Researchers now report success in using a different decorating scheme to create surfaces that could lead to a new family of functional materials. Instead of ­adding thiols to gold, Jeremiah A. Johnson and coworkers at MIT create functional materials by enhancing gold layers with N-heterocyclic carbenes, or NHCs (J. Am. Chem. Soc. 2013, DOI: 10.1021/ja401965d). NHCs are electron-rich ligands that form strong and highly stable electrically conductive surfaces on gold. They are also extraordinarily versatile in their ability to be modified with a variety of chemical groups, which could lead to previously inaccessible types of surface functionality.

Johnson and coworkers demonstrate the technology by attaching an olefin metathesis catalyst to an NHC-gold surface and using the resulting catalytic surface to polymerize strained olefins, yielding highly fluorinated polymers. Olefin metathesis catalysts can also be added to thiol-gold surfaces, but NHCs are much larger than thiols and have bulky aryl groups that might cause them to align on the surfaces in very different ways—potentially leading to new types of surface functionality that are not currently achievable.
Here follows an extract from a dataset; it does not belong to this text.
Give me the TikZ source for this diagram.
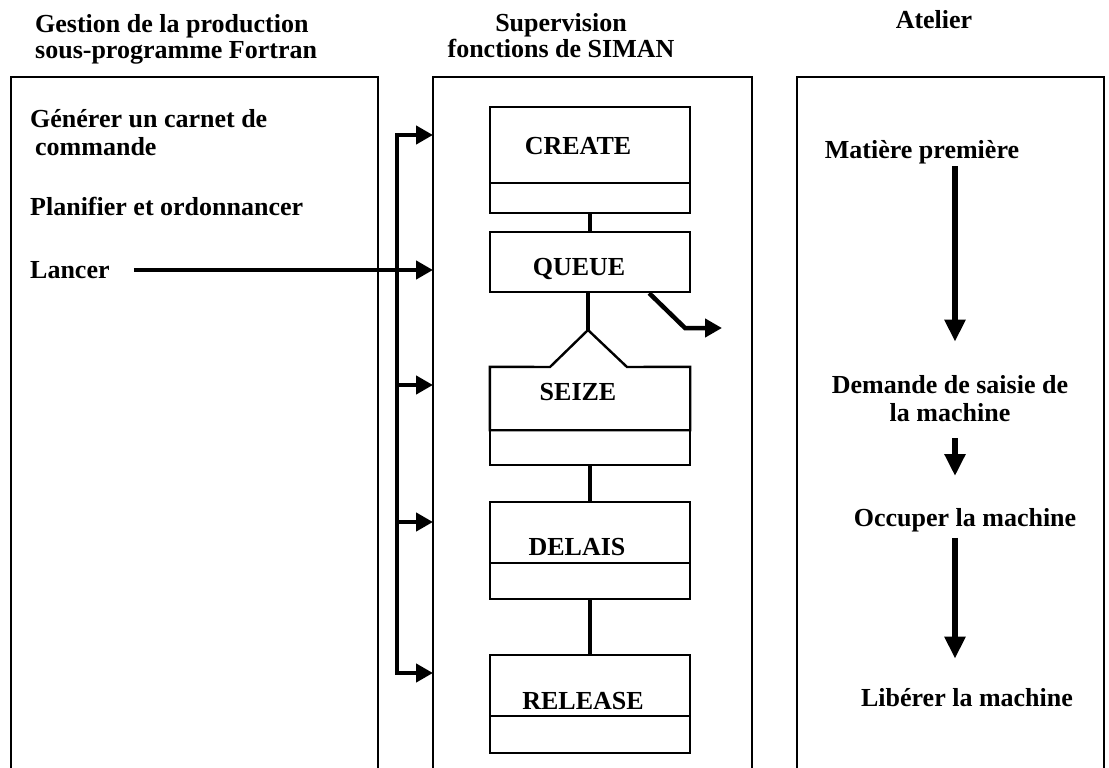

A wide array of NHC structures are known, and Johnson says that in future work he and his coworkers hope to leverage some of these to create derivatized NHC-gold surfaces with new functions.

Johnson’s group is not the first to think of decorating gold with NHCs. NHCs have been used to derivatize gold nanoparticle surfaces. And organometallic chemist Ulrich Siemeling of the University of Kassel, in Germany, and coworkers added them to bulk gold surfaces two years ago. However, NHC-gold surface functionality was not previously achieved.

In the Siemeling group’s study, the carbenes reacted with oxygen, moisture, and other gold-surface impurities, yielding undesired products. Johnson notes his group used a very different NHC structure that enabled controlled formation of functionally active monolayers.

The new technique is competitive with thiols on gold, which is “the best system we have right now for monolayer fabrication,” Siemeling says, “and it broadens the scope for adding functionality to a surface.”